[START Material for the task]

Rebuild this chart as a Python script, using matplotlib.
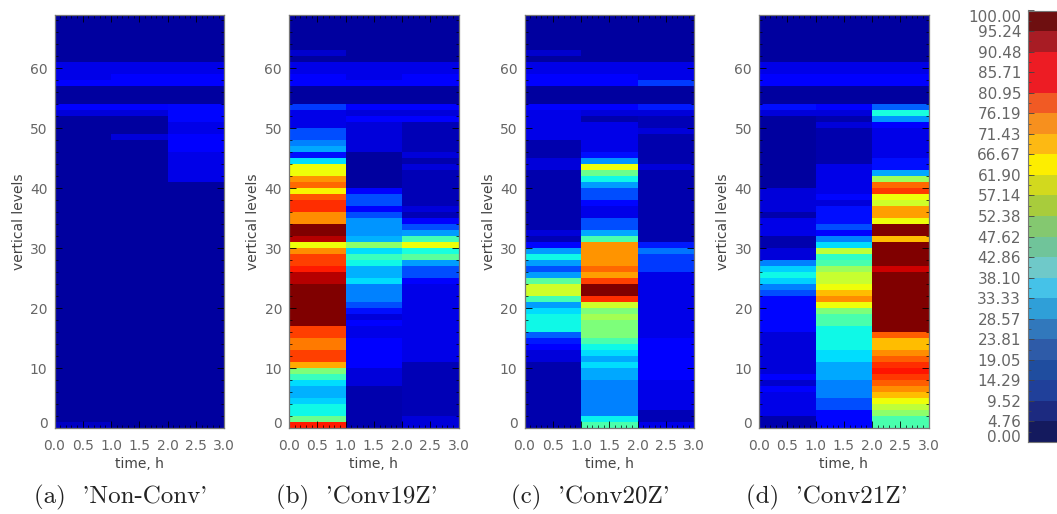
import numpy as np
import matplotlib
matplotlib.use('Agg')
import matplotlib.pyplot as plt
from matplotlib.colors import ListedColormap, BoundaryNorm
from matplotlib.ticker import MultipleLocator

# percent per vertical level (level 0 first), one list per hour
tail = [12]*2 + [9]*2 + [3]*8

a1 = [6] + [3]*51 + [8, 12] + [3]*3 + [12] + [9]*3 + [3]*8
a2 = [3]*48 + [8] + [3]*3 + [8, 12] + [3]*3 + tail
a3 = [3]*41 + [9]*5 + [12]*3 + [9]*2 + [13]*3 + [3]*3 + tail

b1 = [88, 48, 37, 37, 33, 30, 30, 34, 42, 50, 73, 84, 84, 78, 78, 84, 84] + [100]*7 + \
     [95, 95, 88, 84, 84, 76, 64, 95, 100, 100, 76, 76, 86, 86, 82, 65, 80, 75, 64, 64,
      34, 14, 29, 25, 20, 20, 9, 9, 9, 18] + [3]*3 + [12, 12, 9, 9, 3, 7] + [3]*6
b2 = [4]*7 + [8]*3 + [12]*5 + [9, 9, 11, 8, 14, 20] + [25]*3 + [34, 30, 30, 37, 42, 34, 52, 30,
      27, 27, 27, 20, 12, 20, 20, 11] + [3]*6 + [8]*5 + [11, 8, 12] + [3]*3 + [12, 9, 9, 9] + [3]*8
b3 = [8, 8] + [5]*9 + [9]*13 + [12, 20, 20, 28, 46, 38, 64, 43, 28, 20, 12, 5, 8] + [5]*6 + \
     [8, 4, 8] + [5]*5 + [12, 8, 12] + [3]*3 + tail

c1 = [4]*11 + [8, 8, 11, 15, 22, 37, 37, 37, 34, 28, 43, 60, 60, 46, 28, 20, 28, 37, 28, 13, 5, 8] + \
     [4]*10 + [8, 8, 4, 4, 4] + [9]*5 + [12] + [3]*3 + [12, 12, 9, 9, 3, 7] + [3]*6
c2 = [44, 36] + [25]*6 + [29, 29, 34, 29, 34, 37, 44, 50, 50, 50, 55, 50, 60, 86, 100, 100, 84, 74, 80,
      75, 75, 75, 75, 44, 29, 20, 20, 9, 9, 13, 20, 20, 28, 37, 48, 64, 27, 14] + [9]*5 + \
     [4, 8, 12] + [3]*3 + tail
c3 = [9, 5, 5] + [9]*5 + [12]*7 + [9]*11 + [18]*3 + [24, 15, 4, 4] + [4]*10 + [8] + [4]*5 + \
     [8, 5, 5, 8, 15] + [3]*3 + [18, 9, 9, 9] + [3]*8

d1 = [4, 4, 9, 9, 9, 9, 11, 7, 11] + [8]*7 + [13]*6 + [20, 25, 33, 37, 33, 25, 8, 8, 4, 4, 9, 9, 9, 4,
      8, 8, 8, 8] + [3]*12 + [8, 14] + [3]*3 + tail
d2 = [13]*3 + [20]*2 + [25]*3 + [29]*3 + [34]*2 + [37]*4 + [44, 44, 50, 64, 76, 71, 64, 59, 59, 54,
      44, 41, 58, 34, 25, 12, 20, 14, 14, 14, 8, 13] + [9]*5 + [4]*6 + [8, 4, 8, 12] + [3]*3 + tail
d3 = [44, 44, 52, 58, 64, 71, 76, 81, 85, 89, 86, 81, 76, 71, 71, 81] + [100]*10 + [93] + [100]*4 + \
     [71, 100, 100, 64, 74, 74, 60, 64, 85, 80, 54, 29, 14, 14] + [9]*5 + [11, 27, 38, 22] + [3]*3 + tail

panels = [(a1, a2, a3), (b1, b2, b3), (c1, c2, c3), (d1, d2, d3)]
captions = ["(a)  'Non-Conv'", "(b)  'Conv19Z'", "(c)  'Conv20Z'", "(d)  'Conv21Z'"]
caption_x = [34, 276, 511, 746]
panel_left = [54.5, 289, 524.5, 759]

time_edges = [0, 1, 2, 3]
level_edges = list(range(70))
x_ticks = [0.0, 0.5, 1.0, 1.5, 2.0, 2.5, 3.0]
y_ticks = [0, 10, 20, 30, 40, 50, 60]

bar_labels = ['0.00', '4.76', '9.52', '14.29', '19.05', '23.81', '28.57', '33.33', '38.10', '42.86', '47.62',
              '52.38', '57.14', '61.90', '66.67', '71.43', '76.19', '80.95', '85.71', '90.48', '95.24', '100.00']
bar_colors = ['#141a5e', '#1c2a80', '#20409a', '#1f4d9f', '#2e5ba8', '#3178bc', '#2f9fd8', '#45c2e8',
              '#6fc9c9', '#70c49a', '#84c870', '#a8cc3c', '#d2d91e', '#fdee00', '#fdb913', '#f7901e',
              '#f15a24', '#ed1c24', '#ed1c24', '#a81c24', '#6e0f10']

W, H = 1057, 514
GREY = '#666666'
plt.rcParams['font.family'] = 'DejaVu Sans'

fig = plt.figure(figsize=(W/100, H/100), dpi=100)


def box(left, top, right, bottom):
    return [left/W, 1 - bottom/H, (right - left)/W, (bottom - top)/H]


for cols, left in zip(panels, panel_left):
    ax = fig.add_axes(box(left, 14.5, left + 169.7, 428))
    data = np.array(cols).T
    ax.pcolormesh(time_edges, level_edges, data, cmap='jet', vmin=0, vmax=100, shading='flat')
    ax.set_xlim(0, 3)
    ax.set_ylim(0, 69)
    ax.set_xticks(x_ticks)
    ax.set_xticklabels(['%.1f' % t for t in x_ticks])
    ax.set_yticks(y_ticks)
    ax.set_yticklabels([str(t) for t in y_ticks])
    ax.xaxis.set_minor_locator(MultipleLocator(0.1))
    ax.yaxis.set_minor_locator(MultipleLocator(2))
    ax.tick_params(which='major', direction='in', length=5, width=0.6, top=True, right=True,
                   labelsize=10, labelcolor=GREY, color='black', pad=5)
    ax.tick_params(axis='x', which='major', pad=8)
    ax.tick_params(which='minor', direction='in', length=2.5, width=0.5, top=True, right=True, color='black')
    ax.get_yticklabels()[0].set_verticalalignment('baseline')
    ax.set_xlabel('time, h', fontsize=10, color='#444444', labelpad=3)
    ax.set_ylabel('vertical levels', fontsize=10, color='#444444', labelpad=3)
    for s in ax.spines.values():
        s.set_color('#777777')
        s.set_linewidth(0.9)

for text, x in zip(captions, caption_x):
    fig.text(x/W, 1 - 497/H, text, family='cmr10', fontsize=18, color='#222222', va='center', ha='left')

# colour table on the right, runs past the edge of the figure
bar_vals = [float(v) for v in bar_labels]
cax = fig.add_axes(box(1028, 10.5, 1070, 442))
norm = BoundaryNorm(bar_vals, len(bar_colors))
cax.pcolormesh([0, 1], bar_vals, np.array(bar_vals[:-1]).reshape(-1, 1) + 0.01,
               cmap=ListedColormap(bar_colors), norm=norm)
cax.set_xticks([])
cax.set_ylim(0, 100)
cax.set_yticks(bar_vals)
cax.set_yticklabels(bar_labels)
cax.tick_params(axis='y', direction='in', length=4, width=0.6, labelsize=11, labelcolor=GREY,
                color='#444444', pad=5)
cax.yaxis.set_minor_locator(MultipleLocator(100/42))
cax.tick_params(axis='y', which='minor', direction='in', length=2.5, width=0.5, color='#444444')
labels = cax.get_yticklabels()
labels[0].set_verticalalignment('baseline')
labels[-1].set_verticalalignment('top')
for s in cax.spines.values():
    s.set_color('#777777')

fig.savefig('out.png', dpi=100)
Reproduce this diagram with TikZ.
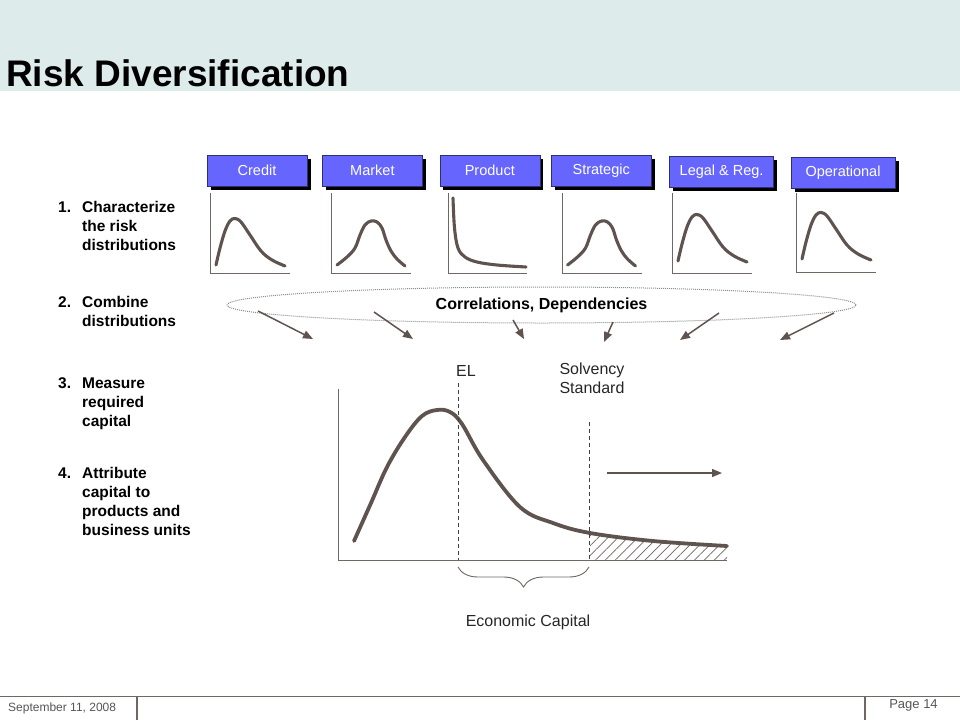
\documentclass[tikz,border=0pt]{standalone}
\usepackage{fontspec}
\setmainfont{Liberation Sans}
\usepackage{tikz}
\usetikzlibrary{arrows.meta}
\usetikzlibrary{positioning}
\usetikzlibrary{shapes}
\usetikzlibrary{shadows}
\usetikzlibrary{patterns.meta}
\usetikzlibrary{decorations.pathreplacing}
\definecolor{headbg}{RGB}{221,235,234}
\definecolor{riskblue}{RGB}{102,102,255}
\definecolor{curvebrown}{RGB}{94,83,79}
\definecolor{axisgrey}{RGB}{112,102,98}
\definecolor{footgrey}{RGB}{85,85,85}
\tikzstyle{riskbox}=[draw=riskblue!45!black,fill=riskblue,text=white,minimum width=100pt,minimum height=31pt,inner sep=2pt,font=\fontsize{14.5}{17}\selectfont,drop shadow={shadow xshift=3.5pt,shadow yshift=-3.5pt,fill=black,opacity=1}]
\tikzstyle{distcurve}=[curvebrown,line width=3.1pt,line cap=round,line join=round]
\tikzstyle{axisline}=[axisgrey,line width=0.9pt]

\begin{document}
\begin{tikzpicture}[x=1pt,y=-1pt,link/.style={curvebrown,line width=1.5pt,-{Triangle[length=10pt,width=8pt]}}]
	\tikzstyle{plainlabel}=[font=\fontsize{16}{19}\selectfont,text=black!85,inner sep=0pt]
	\tikzstyle{stepitem}=[anchor=north west,inner sep=0pt,font=\fontsize{15.5}{19}\selectfont\bfseries]
	\tikzstyle{levelline}=[black!75,line width=0.8pt,dash pattern=on 4pt off 3pt]
	\tikzstyle{capbrace}=[axisgrey,line width=0.9pt,decorate,decoration={brace,mirror,amplitude=20pt}]
	\useasboundingbox (0,0) rectangle (960,720);
	\fill[headbg] (0,0) rectangle (960,91);
	\node[anchor=base west,inner sep=0pt,font=\fontsize{37}{40}\selectfont\bfseries] (title) at (6,86) {Risk Diversification};

	\node[stepitem] (step1) at (58,198.5) {\begin{tabular}{@{}l@{}l@{}}\makebox[24pt][l]{1.} & Characterize\\ & the risk\\ & distributions\end{tabular}};
	\node[stepitem] (step2) at (58,293.5) {\begin{tabular}{@{}l@{}l@{}}\makebox[24pt][l]{2.} & Combine\\ & distributions\end{tabular}};
	\node[stepitem] (step3) at (58,375) {\begin{tabular}{@{}l@{}l@{}}\makebox[24pt][l]{3.} & Measure\\ & required\\ & capital\end{tabular}};
	\node[stepitem] (step4) at (58,465) {\begin{tabular}{@{}l@{}l@{}}\makebox[24pt][l]{4.} & Attribute\\ & capital to\\ & products and\\ & business units\end{tabular}};

	\node[riskbox] (credit) at (257,170.5) {Credit};
	\node[riskbox,right=15pt of credit] (market) {Market};
	\node[riskbox,right=17pt of market] (product) {Product};
	\node[riskbox,right=11pt of product] (strategic) {Strategic};
	\node[riskbox,right=18pt of strategic,yshift=-1.5pt,minimum width=104pt] (legal) {Legal \& Reg.};
	\node[riskbox,right=17pt of legal,yshift=-1pt,minimum width=104pt] (operational) {Operational};

	\draw[axisline] (210.7,193) -- (210.7,273) -- (290,273);
	\draw[distcurve] plot[smooth,tension=0.6] coordinates {(216,265) (220,248) (225,231) (230,221) (235,218.5) (241,222) (250,235) (261,251) (272,260) (285,266)};
	\draw[axisline] (331.4,193) -- (331.4,273) -- (411,273);
	\draw[distcurve] plot[smooth,tension=0.6] coordinates {(337,265) (347,257) (355,248) (360,235) (365,225) (371,221) (377,222) (382,228) (386,240) (391,251) (397,259) (405,266)};
	\draw[axisline] (448,193) -- (448,273) -- (527,273);
	\draw[distcurve] plot[smooth,tension=0.6] coordinates {(453,198) (454.5,228) (458,248) (465,257) (477,262) (497,265) (526,267)};
	\draw[axisline] (562,193) -- (562,273) -- (642,273);
	\draw[distcurve,shift={(230.5,0)}] plot[smooth,tension=0.6] coordinates {(337,265) (347,257) (355,248) (360,235) (365,225) (371,221) (377,222) (382,228) (386,240) (391,251) (397,259) (405,266)};
	\draw[axisline] (672,193) -- (672,273) -- (752,273);
	\draw[distcurve,shift={(462,-4)}] plot[smooth,tension=0.6] coordinates {(216,265) (220,248) (225,231) (230,221) (235,218.5) (241,222) (250,235) (261,251) (272,260) (285,266)};
	\draw[axisline] (796,193) -- (796,272) -- (876,272);
	\draw[distcurve,shift={(586,-6)}] plot[smooth,tension=0.6] coordinates {(216,265) (220,248) (225,231) (230,221) (235,218.5) (241,222) (250,235) (261,251) (272,260) (285,266)};

	\node[ellipse,draw=black!45,densely dotted,line width=1pt,minimum width=629pt,minimum height=36pt,inner sep=0pt,font=\fontsize{16}{19}\selectfont\bfseries] (corr) at (541.5,305) {Correlations, Dependencies};
	\coordinate (out1) at (258,311);
	\coordinate (out2) at (374,312);
	\coordinate (out3) at (513,320);
	\coordinate (out4) at (613,322);
	\coordinate (out5) at (719,313);
	\coordinate (out6) at (834,313);
	\coordinate (in1) at (313,339);
	\coordinate (in2) at (413,339);
	\coordinate (in3) at (524,339);
	\coordinate (in4) at (604,342);
	\coordinate (in5) at (680,340);
	\coordinate (in6) at (780,340);
	\draw[link] (out1) -- (in1);
	\draw[link] (out2) -- (in2);
	\draw[link] (out3) -- (in3);
	\draw[link] (out4) -- (in4);
	\draw[link] (out5) -- (in5);
	\draw[link] (out6) -- (in6);

	\path[pattern={Lines[angle=45,distance=7pt,line width=0.7pt]},pattern color=axisgrey] plot[smooth,tension=0.6] coordinates {(590,533) (653,541) (727,546)} -- (727,560) -- (590,560) -- cycle;
	\draw[axisline] (338,389) -- (338,560) -- (727,560);
	\draw[distcurve,line width=3.8pt] plot[smooth,tension=0.6] coordinates {(354,541) (371,503) (387,467) (405,437) (422,416) (437,410) (450,412) (462,424) (483,460) (520,507) (553,523) (590,533) (653,541) (727,546)};
	\draw[levelline] (458,383) -- (458,560);
	\draw[levelline] (589,422) -- (589,560);
	\node[plainlabel] (el) at (466,371) {EL};
	\node[plainlabel,align=center] (solvency) at (592,378.5) {Solvency\\Standard};
	\draw[capbrace] (458,567) -- (589,567);
	\node[plainlabel] (capital) at (528,622) {Economic Capital};
	\coordinate (tailfrom) at (607,473);
	\coordinate (tailto) at (722,473);
	\draw[link,line width=1.3pt] (tailfrom) -- (tailto);

	\draw[axisgrey,line width=1.2pt] (0,696.5) -- (960,696.5);
	\draw[axisgrey,line width=1.2pt] (137,696.5) -- (137,720);
	\draw[axisgrey,line width=1.2pt] (865,696.5) -- (865,720);
	\node[anchor=west,text=footgrey,font=\fontsize{12}{14}\selectfont,inner sep=0pt] (date) at (8,708.5) {September 11, 2008};
	\node[text=footgrey,font=\fontsize{13}{15}\selectfont,inner sep=0pt] (page) at (913.5,705.5) {Page 14};
\end{tikzpicture}
\end{document}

[END Material for the task]

**Task objective:** Repeat the listing above from its first line through the line that contains "tail = [12]*2 + [9]*2 + [3]*8", both included, and nothing more. Drop the pictures.

**Response to the task:**
Rebuild this chart as a Python script, using matplotlib.
import numpy as np
import matplotlib
matplotlib.use('Agg')
import matplotlib.pyplot as plt
from matplotlib.colors import ListedColormap, BoundaryNorm
from matplotlib.ticker import MultipleLocator

# percent per vertical level (level 0 first), one list per hour
tail = [12]*2 + [9]*2 + [3]*8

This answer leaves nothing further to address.